Autscape - um congresso de autistas para autistas

 

O Autscape era um congresso singular, voltado para adultos com síndrome de Asperger, organizado por e para pessoas no espectro. Realizado entre 29 de julho e 1 de agosto, numa aldeia inglesa que pulsava em torno de uma universidade, o evento atraía participantes para uma experiência de partilha e reflexão. A aldeia, quase uma extensão do campus, parecia adormecer fora do ano letivo, com os seus habitantes – empregados da universidade – a alugarem as casas para os congressistas, numa simbiose prática e acolhedora.

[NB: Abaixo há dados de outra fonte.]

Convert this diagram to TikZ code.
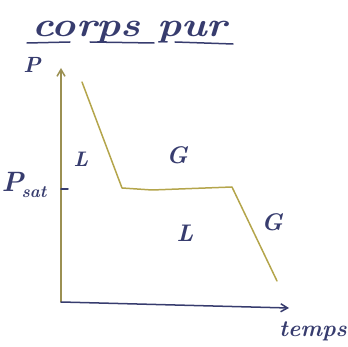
\documentclass[tikz,border=0pt]{standalone}
\usepackage{tikz}
\usetikzlibrary{arrows.meta}
\definecolor{ink}{RGB}{55,60,110}
\definecolor{pencil}{RGB}{180,165,75}
\tikzset{
  hand/.style={ink, font=\bfseries\itshape\fontsize{#1}{#1}\selectfont},
  hand/.default=20,
  pen/.style={line width=1.5pt},
  axis/.style={pen, -{Straight Barb[length=2.4mm,width=2.8mm]}},
}
\begin{document}
\begin{tikzpicture}[x=1pt,y=-1pt,line cap=round,line join=round]
\useasboundingbox (0,0) rectangle (348,347);
% title
\node[hand=34, inner sep=0pt, anchor=base, xscale=1.2] (title) at (130,37) {corps pur};
\draw[ink, pen] (27,43) -- (70,42);
\draw[ink, pen] (90,42) -- (154,43);
\draw[ink, pen] (175,42) -- (233,44);
% axes
\coordinate (O) at (61,302);
\coordinate (ptop) at (61,68);
\coordinate (tend) at (289,308);
\draw[axis, pencil!80!ink] (O) -- (ptop);
\draw[axis, ink] (O) -- (tend);
\node[hand=22] (plab) at (32,65) {P};
\node[hand=23] (tlab) at (313,331) {temps};
% saturation pressure mark
\coordinate (psat) at (61,189);
\coordinate (psatr) at (68,189);
\draw[ink, pen] (psat) -- (psatr);
\node[hand=28, anchor=east] (psatlab) at (50,185) {P\kern-2pt\raisebox{-6pt}{\fontsize{17}{17}\selectfont sat}};
% curve
\coordinate (c1) at (82,82);
\coordinate (c2) at (122,188);
\coordinate (c3) at (152,190);
\coordinate (c4) at (232,187);
\coordinate (c5) at (277,281);
\draw[pencil, pen] (c1) -- (c2) -- (c3) -- (c4) -- (c5);
% phase labels
\node[hand=21] (liq1) at (81,159) {L};
\node[hand=24] (gas1) at (177,155) {G};
\node[hand=24] (liq2) at (185,233) {L};
\node[hand=24] (gas2) at (272,222) {G};
\end{tikzpicture}
\end{document}
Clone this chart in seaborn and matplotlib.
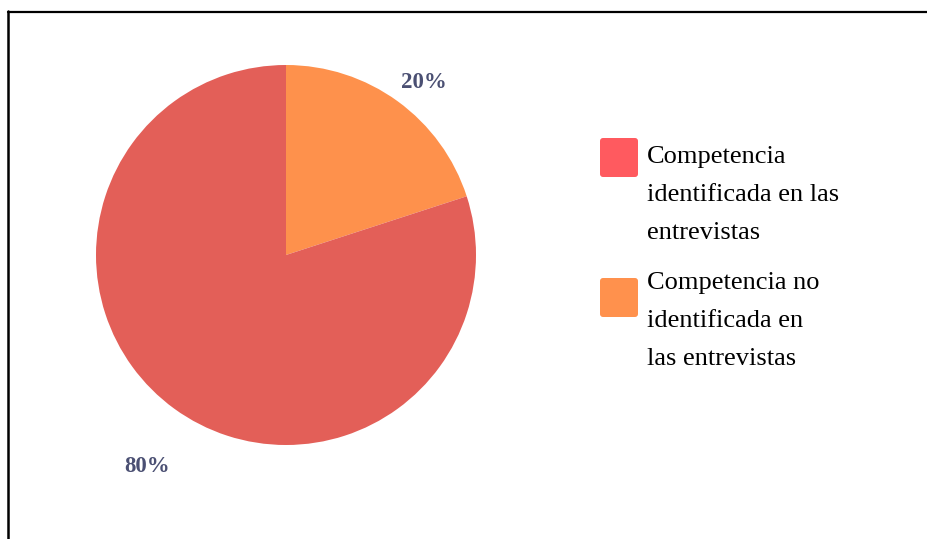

Chegámos, eu e o Herculano, com a expectativa de mergulhar naquele ambiente único. Mas, logo à chegada, um obstáculo: o Herculano, que não é Aspie, foi barrado. A organização questionava se ele podia permanecer, já que o evento era exclusivo para pessoas no espectro. Marcou-se uma reunião para as 21 horas, naquela noite, para decidir o seu destino. Enquanto esperávamos, explorámos a aldeia. As ruas estreitas, as casas de pedra e o ar de tranquilidade evocavam um cenário quase literário. Num momento de encantamento, deparei-me com uma cabana que me fez sorrir – parecia saída diretamente de Hogwarts, como a do Hagrid.

À noite, dirigimo-nos à reunião, numa casa pequena reservada para esses encontros. Kelly e Martin, os responsáveis pelo Autscape, conduziram a discussão. O Herculano, com paciência, explicou em inglês que eu não podia ficar sozinho no congresso. Após um debate que pareceu interminável, a autorização foi concedida. Aliviados, fomos guiados por Martin até ao nosso quarto, um espaço simples com duas camas. Herculano escolheu a mais recatada, escondida num canto, enquanto eu fiquei com a que dava para a porta.

Os dias começavam cedo, com o burburinho nos corredores a servir de despertador. O pequeno-almoço, à inglesa, era um ritual que eu abraçava com entusiasmo – ovos, bacon, feijões, tudo desaparecia do meu prato. As sessões do congresso variavam entre momentos de introspeção profunda e outros que, confesso, me entediavam. Nessas alturas, eu e o Herculano escapávamos para explorar a aldeia. À noite, o destino era o pub local, o “Cavalo Negro”, onde ele saboreava uma cerveja e eu, fiel à minha Coca-Cola, observava o ambiente.

Num dos dias, uma sessão particularmente monótona, conduzida por uma Asperger que sugeria “falar para a mão” quando nos sentíssemos mal, levou-nos a uma aventura maior. Decidimos caminhar até a cidade vizinha. Mandámos postais para amigos, entrámos num pub e, por momentos, esquecemo-nos do congresso. De volta à aldeia, o jantar era outro momento de deleite – eu devorava tudo, como se cada refeição fosse a última.

Nem tudo era harmonioso. Durante algumas reuniões, quando Herculano ousava dar uma opinião, Kelly lançava-lhe olhares de desaprovação. Eu, por minha vez, tentava integrar-me com o meu inglês hesitante. Todas as manhãs, cumprimentava os outros com um “Good morning” atrapalhado, o que levou os participantes a apelidarem-me, com humor, de “polícia do Allo, Allo”. O apelido pegou, e eu aceitei-o com um sorriso.

Martin, mais aberto, começou a juntar-se a nós nas refeições, curioso sobre Portugal, especialmente o Porto. Prometemos levá-lo a conhecer o nosso país, numa conversa que fluía com facilidade. Uma noite, na sala de convívio, assistimos a Bolo de Neve, um filme sobre um homem que, após um acidente, descobre que a mãe da jovem a quem deu boleia é autista. A discussão que se seguiu girou em torno de uma questão delicada: pode uma pessoa com autismo ter um filho? Quais seriam as consequências? Falei no meu inglês rudimentar, e os risos voltaram – “Polícia do Allo, Allo”, diziam, entre gargalhadas.

Por vezes, as minhas piadas com o Herculano, que o faziam rir sem querer, irritavam alguns participantes. Mas, aos poucos, fomos encontrando o nosso lugar. No último dia, a despedida foi agridoce. Os Asperger abraçaram-se, partilharam promessas de reencontro, e Kelly, num gesto de trégua, fez as pazes com o Herculano.

Deixámos a aldeia e rumámos a Liverpool, onde realizei um sonho: visitar o Cavern Club, o lendário pub onde os Beatles tocaram pela primeira vez. A cidade vibrava, e eu sentia-me vivo, carregando as memórias de um congresso que, com os seus desafios e momentos de conexão, me marcou profundamente.